- Marine viruses: isolation, physiology, biogeography, genomics and metagenomics of viruses in aquatic environments
- Phage-host interactions: focus on two model systems (cyanobacteria and cyanophage; Roseobacter and roseophage); evolution of viruses and their hosts, gene transfer agent (GTA)
- Molecular microbial ecology: application of genomics, transcriptomics and proteomics to explore the diversity and functions of microorganisms living in the sea
- Microalgal biotechnology: isolation and characterization of microalgae from diverse habitats; selection of microalgae for mitigation of green house gases, removal of nutrients from animal wastes, and identification of potential biofuel producers; integration of algae-based clean and green biotechnologies on the pilot scale
Dr. Feng Chen is a Professor at the University of Maryland Center for Environmental Science. He received his B.S. in Marine Biology from the Ocean University of China in 1985, M.S. in Phytoplankton Ecology from the First Institute of Oceanography, the State Oceanic Administration, China in 1988, and Ph.D. in Marine Microbial Ecology from the University of Texas at Austin in 1995. He joined the faculty of University of Maryland in 2000.
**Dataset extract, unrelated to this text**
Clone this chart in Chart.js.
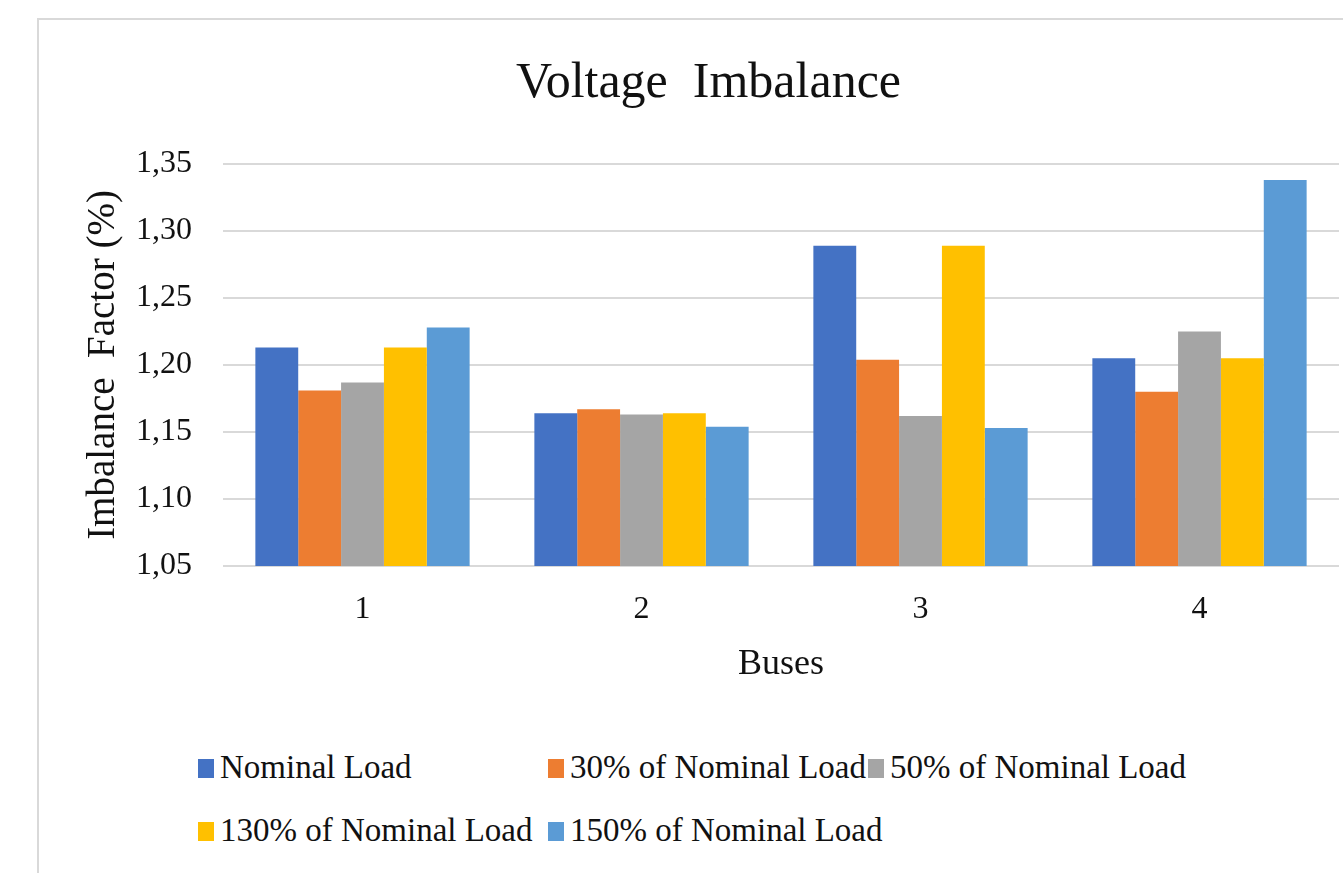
<!DOCTYPE html>
<html>
<head>
<meta charset="utf-8">
<title>Voltage Imbalance</title>
<script src="https://cdn.jsdelivr.net/npm/chart.js@4"></script>
<style>
  html, body { margin: 0; padding: 0; overflow: hidden; background: #fff; }
  body { width: 1343px; height: 873px; position: relative; }
  /* chart frame, cut off at the right and bottom like the source */
  .frame {
    position: absolute; left: 37px; top: 18px; width: 1400px; height: 900px;
    border-top: 2px solid #d9d9d9; border-left: 2px solid #d9d9d9;
  }
  #chart { position: absolute; left: 37px; top: 19px; }
  .legend-item {
    position: absolute; display: flex; align-items: flex-start;
    font-family: 'Liberation Serif', 'Times New Roman', serif;
    font-size: 33px; line-height: 33px; color: #111; white-space: nowrap;
  }
  .legend-swatch { width: 16px; height: 19px; margin: 8px 6px 0 0; flex: none; }
</style>
</head>
<body>
<div class="frame"></div>
<canvas id="chart" width="1343" height="670"></canvas>
<div id="legend"></div>

<script>
/* ---- data ---- */
const buses = ['1', '2', '3', '4'];

const seriesLabels = [
  'Nominal Load',
  '30% of Nominal Load',
  '50% of Nominal Load',
  '130% of Nominal Load',
  '150% of Nominal Load',
];

const nominalLoad = [1.213, 1.164, 1.289, 1.205];
const load30      = [1.181, 1.167, 1.204, 1.180];
const load50      = [1.187, 1.163, 1.162, 1.225];
const load130     = [1.213, 1.164, 1.289, 1.205];
const load150     = [1.228, 1.154, 1.153, 1.338];

const yMin = 1.05;
const yMax = 1.35;
const yStep = 0.05;

/* ---- style ---- */
const seriesColors = ['#4472C4', '#ED7D31', '#A5A5A5', '#FFC000', '#5B9BD5'];
const seriesValues = [nominalLoad, load30, load50, load130, load150];
const textColor = '#111';
const gridColor = '#d9d9d9';

Chart.defaults.font.family = "'Liberation Serif', 'Times New Roman', serif";
Chart.defaults.color = textColor;

// note: Chart.js reserves tick padding twice when sizing an axis,
// so some title paddings below are negative to pull the plot back into place
const chart = new Chart(document.getElementById('chart'), {
  type: 'bar',
  data: {
    labels: buses,
    datasets: seriesValues.map((values, i) => ({
      label: seriesLabels[i],
      data: values,
      backgroundColor: seriesColors[i],
      borderWidth: 0,
      categoryPercentage: 0.768,
      barPercentage: 1.0,
    })),
  },
  options: {
    responsive: false,
    animation: false,
    layout: { padding: { top: 0, left: 41, right: 41, bottom: 0 } },
    plugins: {
      legend: { display: false },
      tooltip: { enabled: false },
      title: {
        display: true,
        text: 'Voltage  Imbalance',
        font: { size: 50, weight: 'normal' },
        color: textColor,
        padding: { top: 35, bottom: 50 },
      },
    },
    scales: {
      x: {
        grid: { display: false, drawTicks: false },
        border: { display: false },
        ticks: { font: { size: 32 }, color: textColor, padding: 24.8 },
        title: {
          display: true,
          text: 'Buses',
          font: { size: 36 },
          color: textColor,
          padding: { top: -11.2, bottom: 3 },
        },
      },
      y: {
        min: yMin,
        max: yMax,
        grid: { color: gridColor, lineWidth: 2, drawTicks: false },
        border: { display: false },
        ticks: {
          stepSize: yStep,
          font: { size: 32 },
          color: textColor,
          padding: 31,
          callback: v => v.toFixed(2).replace('.', ','),
        },
        title: {
          display: true,
          text: 'Imbalance  Factor (%)',
          font: { size: 39 },
          color: textColor,
          padding: { top: 2.6, bottom: -22.4 },
        },
      },
    },
  },
});

// Excel-style legend: three columns, wraps onto a second row
const legendCols = [198, 548, 868];
const legendRows = [751, 814];
const legend = document.getElementById('legend');
chart.data.datasets.forEach((ds, i) => {
  const item = document.createElement('div');
  item.className = 'legend-item';
  item.style.left = legendCols[i % 3] + 'px';
  item.style.top = legendRows[Math.floor(i / 3)] + 'px';
  item.innerHTML = `<span class="legend-swatch" style="background:${ds.backgroundColor}"></span>${ds.label}`;
  legend.appendChild(item);
});
</script>
</body>
</html>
His main research focuses on the diversity and function of microorganisms (mainly viruses, bacteria, cyanobacteria and microalgae) and their ecological role in the marine ecosystem. He applies both traditional cultivation methods and advanced molecular or omics technologies to discover novel microbes and understand their physiology, ecology and evolution. He also develops algae-based biotechnology as a solution for sustainable environments and renewable energy. He has published 11 book chapters and 70 peer-reviewed research articles. His studies on the Chesapeake Bay microbiota have led to discoveries of novel microbes in the estuarine environment.